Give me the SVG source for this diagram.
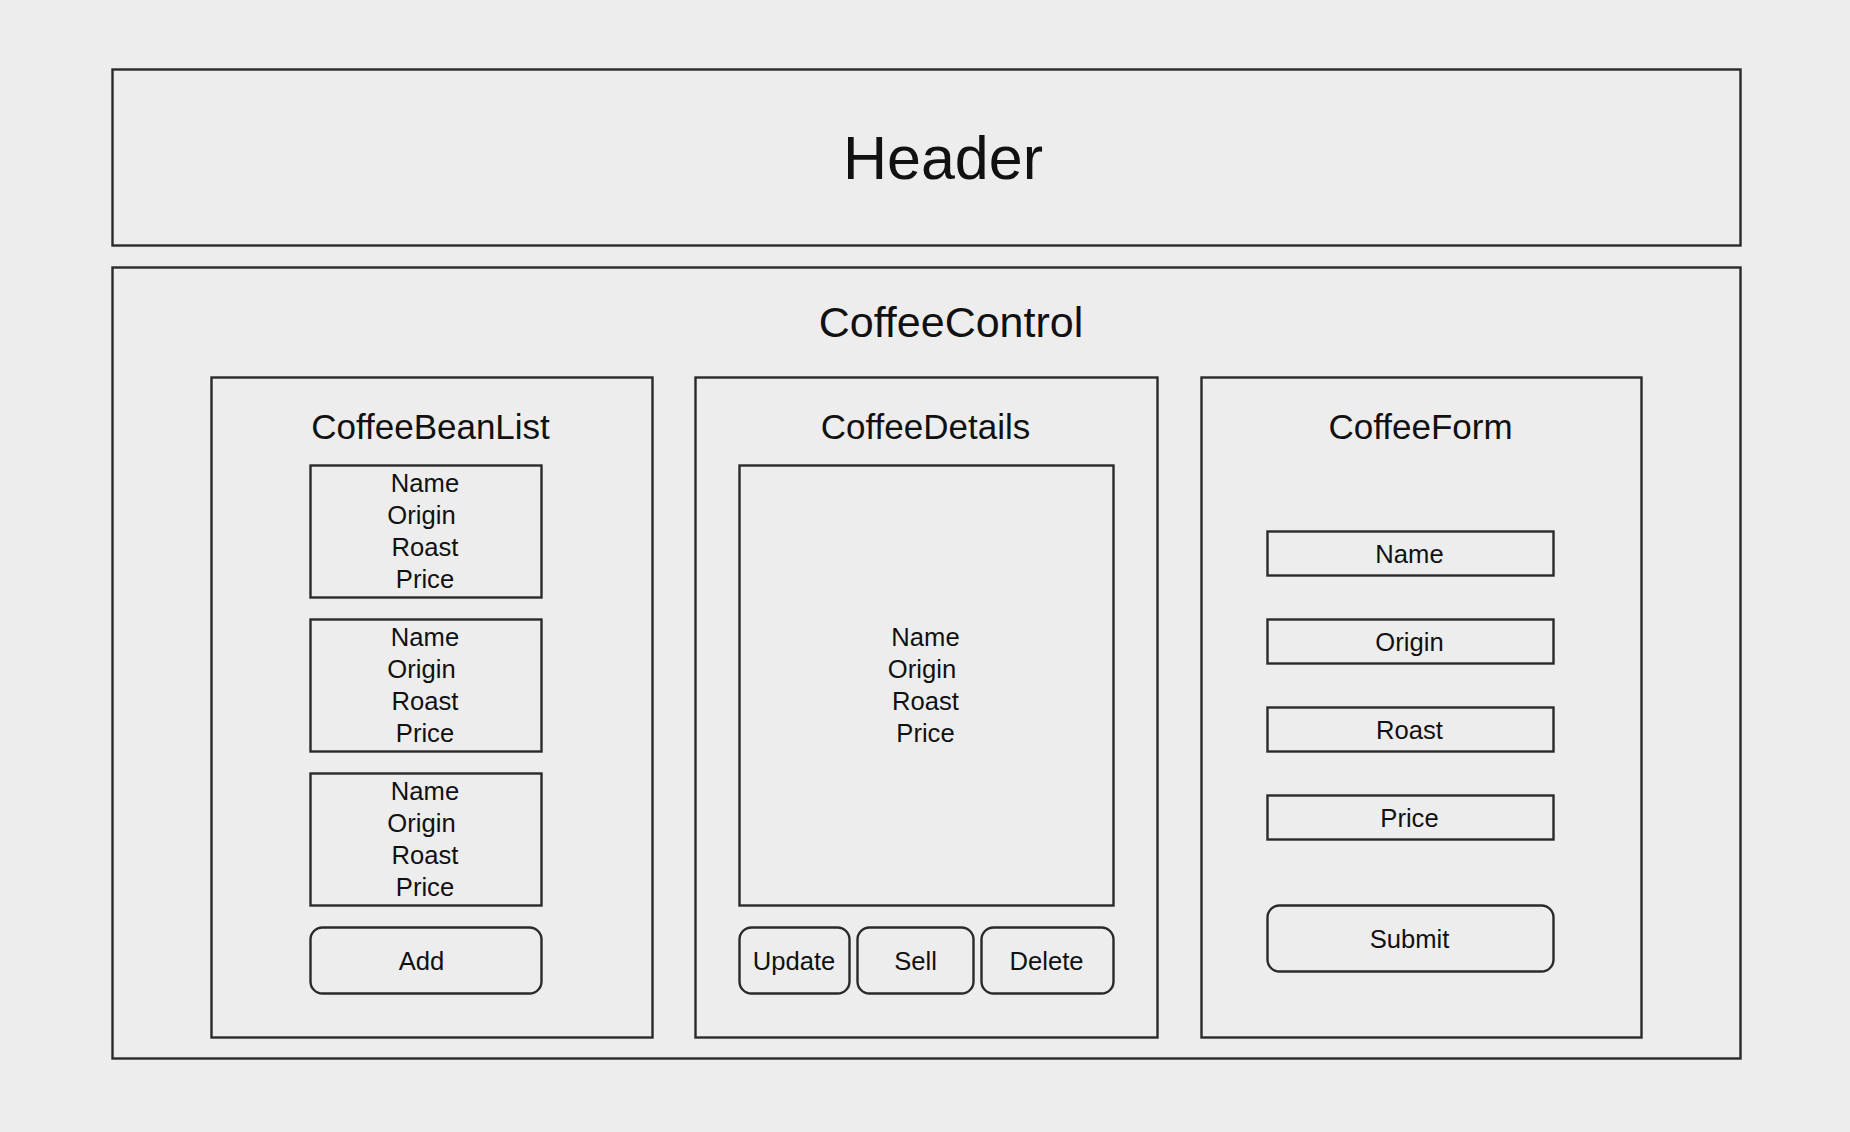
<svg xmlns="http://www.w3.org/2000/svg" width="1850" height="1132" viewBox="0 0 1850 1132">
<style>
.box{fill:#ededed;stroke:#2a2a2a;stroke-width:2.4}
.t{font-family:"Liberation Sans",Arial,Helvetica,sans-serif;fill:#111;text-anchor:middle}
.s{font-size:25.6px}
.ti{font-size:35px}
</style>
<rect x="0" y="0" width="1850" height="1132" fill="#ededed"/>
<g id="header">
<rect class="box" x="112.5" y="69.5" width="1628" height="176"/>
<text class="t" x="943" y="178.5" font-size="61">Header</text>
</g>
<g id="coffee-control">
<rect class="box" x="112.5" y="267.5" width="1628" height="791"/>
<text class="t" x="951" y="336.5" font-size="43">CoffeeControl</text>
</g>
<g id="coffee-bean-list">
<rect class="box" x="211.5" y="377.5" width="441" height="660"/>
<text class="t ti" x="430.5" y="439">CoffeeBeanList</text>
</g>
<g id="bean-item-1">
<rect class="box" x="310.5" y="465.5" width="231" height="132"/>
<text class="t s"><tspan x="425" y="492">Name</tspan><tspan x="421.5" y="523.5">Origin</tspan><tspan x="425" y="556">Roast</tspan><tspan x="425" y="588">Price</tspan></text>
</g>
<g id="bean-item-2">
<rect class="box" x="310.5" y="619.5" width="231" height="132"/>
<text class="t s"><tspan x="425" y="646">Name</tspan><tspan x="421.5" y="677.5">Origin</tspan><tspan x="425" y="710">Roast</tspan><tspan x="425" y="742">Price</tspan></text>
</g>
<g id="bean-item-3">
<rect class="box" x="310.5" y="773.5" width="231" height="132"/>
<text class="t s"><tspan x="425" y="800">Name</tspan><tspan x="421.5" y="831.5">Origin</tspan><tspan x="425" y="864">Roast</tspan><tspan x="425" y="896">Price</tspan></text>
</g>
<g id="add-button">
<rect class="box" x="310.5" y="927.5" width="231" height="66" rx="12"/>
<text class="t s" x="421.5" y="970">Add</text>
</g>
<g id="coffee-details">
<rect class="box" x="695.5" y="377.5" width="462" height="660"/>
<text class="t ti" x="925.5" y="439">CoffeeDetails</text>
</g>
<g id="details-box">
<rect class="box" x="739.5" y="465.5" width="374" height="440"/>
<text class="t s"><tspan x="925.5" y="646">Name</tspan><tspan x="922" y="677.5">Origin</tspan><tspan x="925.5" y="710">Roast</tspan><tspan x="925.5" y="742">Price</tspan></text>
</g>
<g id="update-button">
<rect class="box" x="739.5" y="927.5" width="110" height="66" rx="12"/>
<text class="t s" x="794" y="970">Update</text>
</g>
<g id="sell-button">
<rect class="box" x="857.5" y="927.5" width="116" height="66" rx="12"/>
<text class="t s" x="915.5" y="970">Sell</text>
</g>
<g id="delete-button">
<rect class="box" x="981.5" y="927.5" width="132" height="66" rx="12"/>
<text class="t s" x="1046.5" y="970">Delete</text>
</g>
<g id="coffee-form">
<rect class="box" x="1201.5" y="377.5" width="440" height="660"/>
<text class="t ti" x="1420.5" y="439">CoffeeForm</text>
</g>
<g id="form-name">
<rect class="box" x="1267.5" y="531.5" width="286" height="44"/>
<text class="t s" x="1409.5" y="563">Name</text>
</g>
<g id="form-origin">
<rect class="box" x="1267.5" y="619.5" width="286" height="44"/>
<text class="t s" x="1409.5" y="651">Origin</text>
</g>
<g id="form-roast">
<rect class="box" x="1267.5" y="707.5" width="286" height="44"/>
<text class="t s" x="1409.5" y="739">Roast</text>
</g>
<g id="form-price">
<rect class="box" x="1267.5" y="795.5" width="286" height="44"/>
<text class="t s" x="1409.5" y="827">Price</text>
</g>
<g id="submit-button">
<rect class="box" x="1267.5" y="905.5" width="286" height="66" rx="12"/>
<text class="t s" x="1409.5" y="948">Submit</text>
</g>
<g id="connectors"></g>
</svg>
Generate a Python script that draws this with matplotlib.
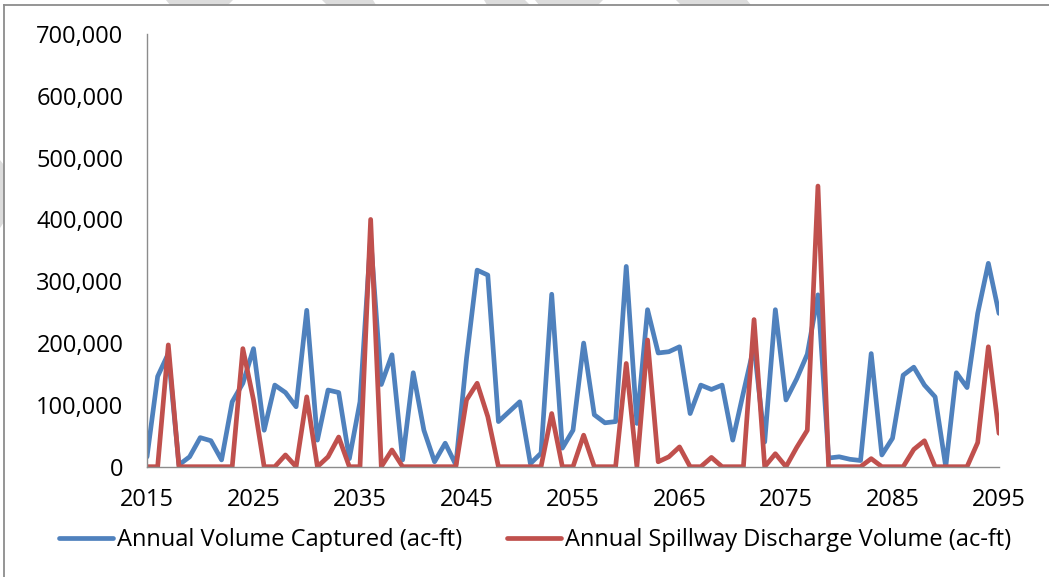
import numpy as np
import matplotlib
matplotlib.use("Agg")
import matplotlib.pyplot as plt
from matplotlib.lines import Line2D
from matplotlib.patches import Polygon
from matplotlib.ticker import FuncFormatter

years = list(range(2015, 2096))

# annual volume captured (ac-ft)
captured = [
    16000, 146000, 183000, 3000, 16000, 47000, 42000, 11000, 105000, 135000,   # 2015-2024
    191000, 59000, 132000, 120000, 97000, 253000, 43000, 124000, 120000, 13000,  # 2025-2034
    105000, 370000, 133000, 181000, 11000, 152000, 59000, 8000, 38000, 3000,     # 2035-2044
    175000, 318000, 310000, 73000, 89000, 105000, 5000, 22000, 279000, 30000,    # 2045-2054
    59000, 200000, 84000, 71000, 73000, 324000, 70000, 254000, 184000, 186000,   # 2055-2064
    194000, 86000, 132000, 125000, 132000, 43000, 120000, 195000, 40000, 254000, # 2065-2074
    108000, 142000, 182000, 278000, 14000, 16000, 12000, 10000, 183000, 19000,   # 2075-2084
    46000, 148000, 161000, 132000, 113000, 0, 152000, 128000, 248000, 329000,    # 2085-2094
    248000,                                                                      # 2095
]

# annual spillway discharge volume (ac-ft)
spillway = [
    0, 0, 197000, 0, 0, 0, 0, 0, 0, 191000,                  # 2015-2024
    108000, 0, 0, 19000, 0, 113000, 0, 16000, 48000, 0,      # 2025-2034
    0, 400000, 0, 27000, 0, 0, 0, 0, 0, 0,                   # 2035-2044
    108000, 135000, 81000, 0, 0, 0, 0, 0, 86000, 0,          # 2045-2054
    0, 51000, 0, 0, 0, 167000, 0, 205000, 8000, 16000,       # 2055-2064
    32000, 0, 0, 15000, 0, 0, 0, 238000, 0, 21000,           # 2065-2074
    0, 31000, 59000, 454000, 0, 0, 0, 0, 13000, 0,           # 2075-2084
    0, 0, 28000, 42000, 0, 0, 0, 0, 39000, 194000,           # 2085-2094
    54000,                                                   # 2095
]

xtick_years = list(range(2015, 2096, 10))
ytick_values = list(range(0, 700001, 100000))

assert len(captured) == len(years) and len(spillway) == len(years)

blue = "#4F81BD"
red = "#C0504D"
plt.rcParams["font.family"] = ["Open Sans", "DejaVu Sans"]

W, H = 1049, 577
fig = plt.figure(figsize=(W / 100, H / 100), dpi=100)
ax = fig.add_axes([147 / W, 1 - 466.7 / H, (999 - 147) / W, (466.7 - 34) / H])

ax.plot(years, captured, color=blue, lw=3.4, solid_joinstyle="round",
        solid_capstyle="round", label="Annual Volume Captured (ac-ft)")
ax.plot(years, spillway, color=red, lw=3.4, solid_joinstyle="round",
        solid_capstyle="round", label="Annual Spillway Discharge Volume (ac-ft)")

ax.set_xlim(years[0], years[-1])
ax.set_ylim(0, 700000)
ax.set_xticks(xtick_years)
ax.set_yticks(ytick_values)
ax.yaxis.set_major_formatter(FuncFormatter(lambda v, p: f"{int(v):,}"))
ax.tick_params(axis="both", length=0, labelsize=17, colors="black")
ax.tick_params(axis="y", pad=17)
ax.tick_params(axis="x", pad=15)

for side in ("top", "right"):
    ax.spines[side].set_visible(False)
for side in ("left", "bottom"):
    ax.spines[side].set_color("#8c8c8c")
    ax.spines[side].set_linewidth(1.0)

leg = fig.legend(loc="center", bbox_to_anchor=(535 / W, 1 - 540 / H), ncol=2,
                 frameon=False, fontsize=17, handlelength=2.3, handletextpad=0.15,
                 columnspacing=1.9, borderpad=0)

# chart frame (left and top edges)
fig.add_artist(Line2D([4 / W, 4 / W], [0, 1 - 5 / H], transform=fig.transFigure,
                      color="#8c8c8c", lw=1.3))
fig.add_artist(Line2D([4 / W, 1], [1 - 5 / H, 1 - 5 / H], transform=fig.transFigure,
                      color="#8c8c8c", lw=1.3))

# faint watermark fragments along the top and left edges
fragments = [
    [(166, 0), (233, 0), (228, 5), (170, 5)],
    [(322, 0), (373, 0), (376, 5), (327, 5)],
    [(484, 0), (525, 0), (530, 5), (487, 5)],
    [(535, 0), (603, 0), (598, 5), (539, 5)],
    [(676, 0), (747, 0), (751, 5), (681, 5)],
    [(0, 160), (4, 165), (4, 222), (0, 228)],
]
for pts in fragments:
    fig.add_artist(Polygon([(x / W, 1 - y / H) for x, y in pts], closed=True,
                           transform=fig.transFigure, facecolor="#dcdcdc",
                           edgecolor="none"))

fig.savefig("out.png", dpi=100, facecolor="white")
==============================
• _Written task_: Take the lines above starting at the one containing "Generate a Python" and ending at the one containing "years = list(range(2015, 2096))", and print them again exactly, without pictures.

• _Output below_:
Generate a Python script that draws this with matplotlib.
import numpy as np
import matplotlib
matplotlib.use("Agg")
import matplotlib.pyplot as plt
from matplotlib.lines import Line2D
from matplotlib.patches import Polygon
from matplotlib.ticker import FuncFormatter

years = list(range(2015, 2096))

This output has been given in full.